Ensemble, il fonde le Groupe 70. Feu sur la peinture de papa ! On dissèque le tableau, le décompose, réinvente la peinture. Vivien bouscule les codes, s’empare de la toile et du cadre, la lacère, le déborde, s’affirme comme un coloriste hors pair, puissant et délicat.

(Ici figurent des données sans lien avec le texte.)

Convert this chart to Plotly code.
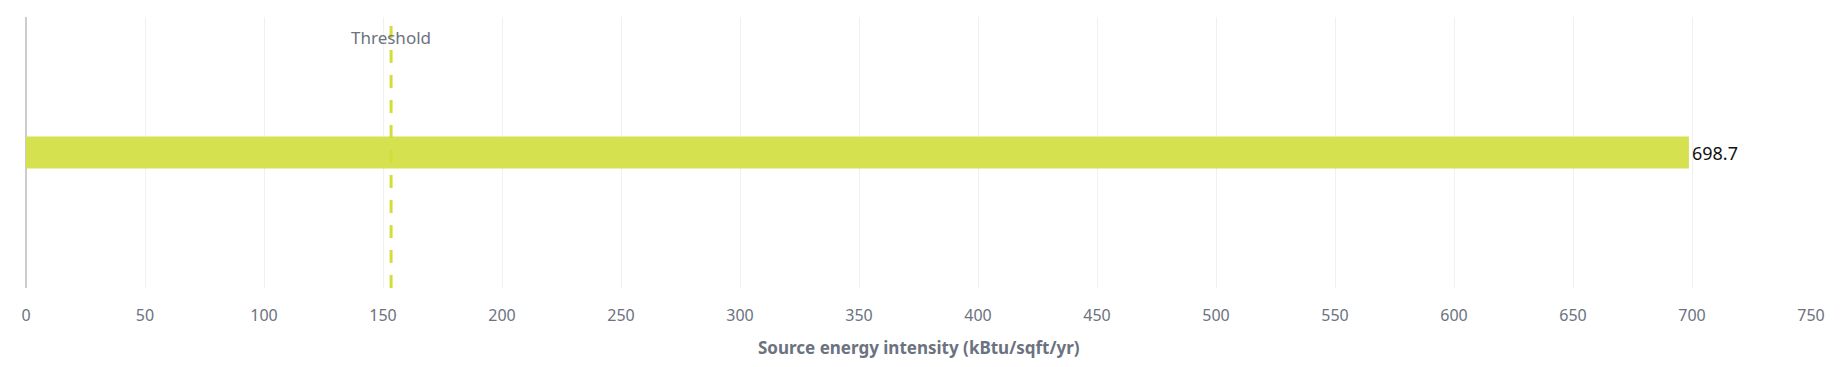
import plotly.graph_objects as go

categories = ["Building"]
values = [698.7]
threshold_value = 153.4
threshold_label = "Threshold"
tick_vals = [0, 50, 100, 150, 200, 250, 300, 350, 400, 450, 500, 550, 600, 650, 700, 750]
x_title = "Source energy intensity (kBtu/sqft/yr)"

BAR = "#d6e14f"
GRAY = "#6b7280"
FONT = "Noto Sans"

# page has an 8px body margin; plot area in page px: x 26..1811, y 17..288
W, H = 1828, 351
PLOT_TOP, PLOT_BOT = 17, 288
PH = PLOT_BOT - PLOT_TOP

def py(page_y):
    return (PLOT_BOT - page_y) / PH

fig = go.Figure()
fig.add_trace(go.Bar(
    x=values, y=categories, orientation="h",
    marker=dict(color=BAR, line=dict(width=0)),
    width=0.118,
    text=[f"{v:.1f}" for v in values], textposition="outside",
    textfont=dict(family=FONT, size=18, color="#111111"),
    cliponaxis=False,
))

fig.add_shape(type="line", xref="x", yref="paper",
              x0=threshold_value, x1=threshold_value, y0=0, y1=py(26),
              line=dict(color="#d2dd3c", width=3, dash="13px,12px"), layer="above")
fig.add_annotation(x=threshold_value, xref="x", y=py(37), yref="paper",
                   yanchor="middle", text=threshold_label, showarrow=False,
                   font=dict(family=FONT, size=17, color=GRAY))
fig.add_annotation(x=0.5, xref="paper", y=py(347), yref="paper",
                   yanchor="middle", text=f"<b>{x_title}</b>", showarrow=False,
                   font=dict(family=FONT, size=17, color=GRAY))

fig.update_layout(
    width=W, height=H,
    margin=dict(l=18, r=25, t=9, b=71, autoexpand=False),
    plot_bgcolor="white", paper_bgcolor="white",
    showlegend=False,
    font=dict(family=FONT, color=GRAY),
    xaxis=dict(range=[0, 750], tickvals=tick_vals, showgrid=True,
               gridcolor="#f0f0f0", gridwidth=1, zeroline=True,
               zerolinecolor="#cccccc", zerolinewidth=2,
               tickfont=dict(family=FONT, size=16, color=GRAY),
               ticks="", ticklabelstandoff=16, fixedrange=True),
    yaxis=dict(range=[-0.5, 0.5], showticklabels=False, showgrid=False,
               zeroline=False, fixedrange=True),
)

fig.write_html("out.html")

Pour faire rayonner les couleurs avec plus de force, il travaille la matière, n’hésite pas à utiliser l’acide, l’huile de vidange, le goudron. Rien ne l’arrête. En 1973, il est à la Biennale de Paris avec le Groupe 70. Mais c’est le début de la fin. Il quitte le groupe. Il s’y sent à l’étroit. Il rêve d’espace, de liberté. Commence un long parcours solitaire où il va se réinventer.
Peindre, c’est méditer
En 1979, Vivien est nommé professeur aux Beaux-Arts de Tours. Il se passionne pour l’enseignement, il lit beaucoup, s’intéresse au tantrisme, à l’astrologie, à Jung, à Castaneda, mais aussi à la physique quantique. Il peint moins et s’attache à méditer, à penser, à mieux se connaître. Peindre pour lui, c’est « une émanation de soi-même ». Il est donc important de « travailler sur soi ». Fini le rationalisme à l’occidentale, le tantrisme lui enseigne l’identité de l’esprit et de la matière, de l’individu et du monde. La physique quantique bouscule la notion de cause à effet, démontrant qu’il y a une interaction entre celui qui observe et ce qui est observé. Le physicien Fritjof Capra, dans le Tao et la physique (1975), lui révèle la conjonction de la science et des théories orientales. « L’univers, écrit-il, est une danse cosmique ininterrompue. C’est un système composé d’éléments inséparables, sans cesse en mouvement, animés par un continuel processus d’interaction. L’observateur en fait partie. Ce système (…) transcende le langage ordinaire et la logique raisonnante. » Jung ouvre à Vivien la voie des archétypes, les « images primordiales » qui structurent la psyché inconsciente. L’astrologie lui livre les arcanes de la personnalité, jette des ponts vers le futur. Finie la déconstruction du tableau, Vivien s’emploie à redéfinir l’acte de peindre. Ce n’est plus le jaillissement d’une subjectivité sur le mode romantique, mais le résultat d’un éveil de la conscience, qui permet à l’artiste de dissiper « le voile de la distraction » pour libérer « la chaleur de l’essentiel ». Vivien épure, flirte avec le monochrome. Il utilise aussi des figures géométriques simples : le carré, le damier ou encore le cercle, qui domine ses dernières livraisons. Il reprend ainsi la tradition du tondo en honneur à la Renaissance. Mais le cercle, c’est aussi la boucle, le symbole de l’univers, le mandala, figure
centrale du spiritualisme bouddhiste, support et vecteur de méditation. Vivien tend lui-même la toile de ses tondi, qu’il « maroufle » avec du papier sur lequel il peint… Distribuée dans de « justes proportions », la couleur prend un éclat intense, puissant, divinatoire. Elle n’écrase pas, elle dilate, nous ouvre le regard, nous incite à la contemplation, nous insuffle énergie, paix et sérénité. La lumière qui s’en dégage évoque la Méditerranée où Vivien a gardé ses attaches. C’est « le vert paradis des amours enfantines ». La pénombre tranquille du grand jardin de la maison familiale sur les collines de Nice, où il vit et travaille. Le soleil qui se glisse à travers le feuillage des arbres pour allumer ici et là, des scintillements qui ont l’évidence de la vérité : esprit et matière, instant et éternité, tout et partie, fusionnés dans l’unité retrouvée.